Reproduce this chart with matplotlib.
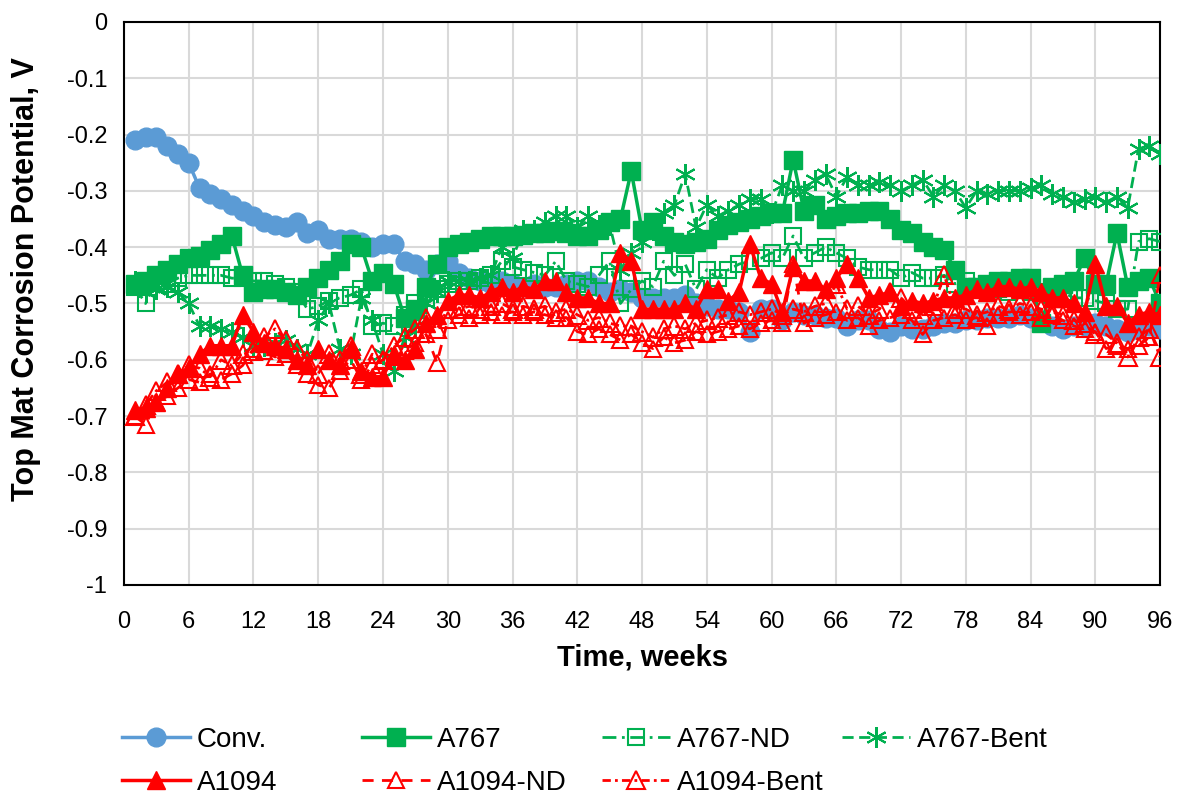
import matplotlib
matplotlib.use("Agg")
import matplotlib.pyplot as plt
import numpy as np

plt.rcParams['font.family'] = ['Liberation Sans', 'DejaVu Sans']

weeks = np.arange(1, 97)

conv = [-0.21, -0.205, -0.205, -0.22, -0.235, -0.25, -0.295, -0.305, -0.315, -0.325,
        -0.335, -0.345, -0.355, -0.36, -0.365, -0.355, -0.375, -0.37, -0.385, -0.385,
        -0.385, -0.39, -0.40, -0.395, -0.395, -0.425, -0.43, -0.44, -0.43, -0.425,
        -0.445, -0.455, -0.46, -0.465, -0.46, -0.465, -0.47, -0.465, -0.47, -0.47,
        -0.465, -0.46, -0.46, -0.47, -0.48, -0.475, -0.48, -0.49, -0.49, -0.49,
        -0.49, -0.485, -0.50, -0.505, -0.51, -0.51, -0.515, -0.55, -0.51, -0.51,
        -0.53, -0.515, -0.52, -0.52, -0.525, -0.525, -0.54, -0.53, -0.53, -0.545,
        -0.55, -0.54, -0.545, -0.545, -0.54, -0.535, -0.535, -0.53, -0.53, -0.525,
        -0.525, -0.525, -0.52, -0.525, -0.53, -0.54, -0.545, -0.54, -0.54, -0.535,
        -0.54, -0.545, -0.55, -0.545, -0.54, -0.545]

a767 = [-0.465, -0.46, -0.45, -0.44, -0.43, -0.42, -0.415, -0.405, -0.395, -0.38,
        -0.45, -0.48, -0.475, -0.475, -0.48, -0.485, -0.47, -0.455, -0.44, -0.425,
        -0.395, -0.40, -0.46, -0.445, -0.465, -0.525, -0.51, -0.47, -0.43, -0.40,
        -0.395, -0.39, -0.385, -0.38, -0.38, -0.38, -0.378, -0.375, -0.375, -0.372,
        -0.375, -0.38, -0.38, -0.37, -0.355, -0.35, -0.265, -0.37, -0.355, -0.38,
        -0.39, -0.395, -0.39, -0.385, -0.37, -0.36, -0.355, -0.35, -0.345, -0.34,
        -0.34, -0.245, -0.335, -0.325, -0.35, -0.345, -0.34, -0.34, -0.335, -0.335,
        -0.35, -0.37, -0.375, -0.39, -0.40, -0.405, -0.44, -0.47, -0.47, -0.465,
        -0.46, -0.46, -0.455, -0.455, -0.535, -0.47, -0.465, -0.46, -0.42, -0.465,
        -0.465, -0.375, -0.47, -0.46, -0.455, -0.50]

a767_nd = [-0.47, -0.50, -0.46, -0.465, -0.455, -0.45, -0.45, -0.45, -0.45, -0.455,
           -0.455, -0.46, -0.46, -0.465, -0.47, -0.48, -0.51, -0.505, -0.495, -0.49,
           -0.485, -0.475, -0.54, -0.535, -0.54, -0.52, -0.50, -0.49, -0.475, -0.465,
           -0.46, -0.46, -0.455, -0.45, -0.425, -0.435, -0.44, -0.445, -0.45, -0.425,
           -0.46, -0.465, -0.47, -0.45, -0.425, -0.50, -0.475, -0.46, -0.47, -0.425,
           -0.45, -0.43, -0.475, -0.44, -0.455, -0.44, -0.43, -0.425, -0.42, -0.41,
           -0.42, -0.38, -0.42, -0.41, -0.40, -0.41, -0.42, -0.435, -0.44, -0.44,
           -0.44, -0.455, -0.445, -0.455, -0.455, -0.45, -0.465, -0.46, -0.47, -0.475,
           -0.475, -0.48, -0.475, -0.48, -0.48, -0.485, -0.48, -0.49, -0.49, -0.495,
           -0.50, -0.51, -0.51, -0.39, -0.385, -0.39]

a767_bent = [-0.46, -0.48, -0.475, -0.47, -0.48, -0.50, -0.54, -0.54, -0.545, -0.55,
             -0.56, -0.575, -0.575, -0.57, -0.565, -0.58, -0.59, -0.53, -0.50, -0.58,
             -0.59, -0.49, -0.53, -0.59, -0.62, -0.56, -0.54, -0.50, -0.48, -0.46,
             -0.46, -0.46, -0.455, -0.45, -0.40, -0.42, -0.37, -0.37, -0.355, -0.345,
             -0.345, -0.365, -0.345, -0.36, -0.36, -0.44, -0.41, -0.39, -0.37, -0.34,
             -0.325, -0.27, -0.365, -0.325, -0.345, -0.335, -0.325, -0.315, -0.315, -0.34,
             -0.29, -0.30, -0.30, -0.28, -0.27, -0.31, -0.275, -0.29, -0.29, -0.285,
             -0.29, -0.30, -0.29, -0.28, -0.31, -0.29, -0.30, -0.33, -0.30, -0.305,
             -0.30, -0.30, -0.30, -0.295, -0.29, -0.305, -0.31, -0.32, -0.315, -0.31,
             -0.32, -0.31, -0.33, -0.225, -0.22, -0.235]

a1094 = [-0.69, -0.685, -0.675, -0.65, -0.625, -0.615, -0.59, -0.575, -0.575, -0.575,
         -0.52, -0.55, -0.57, -0.575, -0.58, -0.60, -0.61, -0.58, -0.60, -0.61,
         -0.58, -0.62, -0.63, -0.63, -0.59, -0.60, -0.58, -0.535, -0.52, -0.495,
         -0.485, -0.485, -0.49, -0.48, -0.47, -0.48, -0.47, -0.475, -0.46, -0.46,
         -0.48, -0.49, -0.49, -0.50, -0.50, -0.41, -0.425, -0.51, -0.51, -0.51,
         -0.51, -0.50, -0.51, -0.475, -0.475, -0.495, -0.48, -0.395, -0.455, -0.465,
         -0.515, -0.435, -0.46, -0.46, -0.475, -0.455, -0.43, -0.455, -0.49, -0.485,
         -0.48, -0.505, -0.495, -0.50, -0.495, -0.49, -0.49, -0.485, -0.475, -0.48,
         -0.47, -0.47, -0.475, -0.47, -0.48, -0.49, -0.49, -0.50, -0.515, -0.43,
         -0.505, -0.505, -0.535, -0.52, -0.515, -0.52]

a1094_nd = [-0.70, -0.715, -0.675, -0.665, -0.65, -0.635, -0.64, -0.625, -0.635, -0.625,
            -0.61, -0.58, -0.585, -0.595, -0.59, -0.61, -0.625, -0.645, -0.65, -0.62,
            -0.60, -0.635, -0.61, -0.60, -0.595, -0.585, -0.57, -0.555, -0.605, -0.53,
            -0.52, -0.525, -0.52, -0.515, -0.52, -0.515, -0.52, -0.515, -0.52, -0.525,
            -0.525, -0.55, -0.555, -0.545, -0.555, -0.565, -0.555, -0.57, -0.58, -0.56,
            -0.57, -0.565, -0.55, -0.555, -0.55, -0.545, -0.54, -0.545, -0.535, -0.53,
            -0.535, -0.43, -0.535, -0.525, -0.52, -0.515, -0.53, -0.525, -0.54, -0.53,
            -0.525, -0.52, -0.53, -0.555, -0.53, -0.525, -0.52, -0.53, -0.525, -0.54,
            -0.52, -0.515, -0.52, -0.515, -0.525, -0.52, -0.53, -0.54, -0.545, -0.55,
            -0.58, -0.575, -0.58, -0.575, -0.56, -0.45]

a1094_bent = [-0.70, -0.68, -0.655, -0.64, -0.625, -0.61, -0.615, -0.63, -0.60, -0.61,
              -0.59, -0.585, -0.56, -0.545, -0.565, -0.58, -0.60, -0.625, -0.59, -0.60,
              -0.575, -0.625, -0.59, -0.60, -0.575, -0.56, -0.545, -0.525, -0.545, -0.51,
              -0.51, -0.505, -0.51, -0.505, -0.50, -0.51, -0.505, -0.51, -0.505, -0.515,
              -0.51, -0.52, -0.53, -0.525, -0.535, -0.54, -0.54, -0.55, -0.56, -0.545,
              -0.54, -0.545, -0.535, -0.53, -0.525, -0.52, -0.515, -0.52, -0.515, -0.51,
              -0.52, -0.51, -0.515, -0.505, -0.50, -0.465, -0.51, -0.505, -0.52, -0.51,
              -0.48, -0.49, -0.51, -0.52, -0.505, -0.45, -0.51, -0.51, -0.52, -0.515,
              -0.505, -0.51, -0.50, -0.505, -0.51, -0.515, -0.52, -0.53, -0.535, -0.555,
              -0.555, -0.57, -0.595, -0.56, -0.545, -0.595]

blue = '#5B9BD5'
green = '#00B050'
red = '#FF0000'

fig = plt.figure(figsize=(11.85, 7.97), dpi=100)
ax = fig.add_axes([0.1046, 0.266, 0.8744, 0.7064])

l_conv, = ax.plot(weeks, conv, color=blue, lw=2.5, marker='o', ms=13.5, mfc=blue, mec=blue,
                  label='Conv.', zorder=3)
l_a767, = ax.plot(weeks, a767, color=green, lw=2.5, marker='s', ms=12.5, mfc=green, mec=green,
                  label='A767', zorder=4)
l_a767nd, = ax.plot(weeks, a767_nd, color=green, lw=2, ls=(0, (5, 2, 1, 2)), marker='s', ms=11,
                    mfc='none', mec=green, mew=1.5, label='A767-ND', zorder=4)
l_a767b, = ax.plot(weeks, a767_bent, color=green, lw=2, ls=(0, (4, 2)), marker=(6, 2, 0), ms=15,
                   mec=green, mew=1.5, label='A767-Bent', zorder=4)
l_a1094, = ax.plot(weeks, a1094, color=red, lw=2.5, marker='^', ms=13, mfc=red, mec=red,
                   label='A1094', zorder=5)
l_a1094nd, = ax.plot(weeks, a1094_nd, color=red, lw=2, ls=(0, (4, 3)), marker='^', ms=11,
                     mfc='none', mec=red, mew=1.5, label='A1094-ND', zorder=5)
l_a1094b, = ax.plot(weeks, a1094_bent, color=red, lw=2, ls=(0, (3, 1.5, 1, 1.5)), marker='^', ms=12.5,
                    mfc='none', mec=red, mew=1.5, label='A1094-Bent', zorder=5)

ax.set_xlim(0, 96)
ax.set_ylim(-1, 0)
ax.set_xticks(np.arange(0, 97, 6))
ax.set_yticks(np.round(np.arange(-1, 0.01, 0.1), 1))
ax.set_yticklabels(['-1', '-0.9', '-0.8', '-0.7', '-0.6', '-0.5', '-0.4', '-0.3', '-0.2', '-0.1', '0'])
ax.grid(True, color='#D9D9D9', lw=1.5)
ax.set_axisbelow(True)
ax.tick_params(length=0, labelsize=17)
ax.tick_params(axis='x', pad=19)
ax.tick_params(axis='y', pad=12)
for s in ax.spines.values():
    s.set_color('black')
    s.set_linewidth(1.5)

ax.set_xlabel('Time, weeks', fontsize=21, fontweight='bold', labelpad=7)
ax.set_ylabel('Top Mat Corrosion Potential, V', fontsize=22, fontweight='bold')
ax.yaxis.set_label_coords(-0.08, 0.543)

# legend laid out in fixed-width columns, two rows
columns = [[l_conv, l_a1094], [l_a767, l_a1094nd], [l_a767nd, l_a1094b], [l_a767b]]
col_x = [0.103, 0.3055, 0.508, 0.7105]
for handles, x in zip(columns, col_x):
    fig.legend(handles=handles, loc='upper left', bbox_to_anchor=(x, 0.0879), frameon=False,
               fontsize=20, handlelength=2.45, handletextpad=0.25, labelspacing=0.6,
               borderpad=0, borderaxespad=0)

fig.savefig('out.png', dpi=100)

++++++

Write out exactly the opening lines of the data, stopping after the line that holds "weeks = np.arange(1, 97)". Exclude pictures.

Reproduce this chart with matplotlib.
import matplotlib
matplotlib.use("Agg")
import matplotlib.pyplot as plt
import numpy as np

plt.rcParams['font.family'] = ['Liberation Sans', 'DejaVu Sans']

weeks = np.arange(1, 97)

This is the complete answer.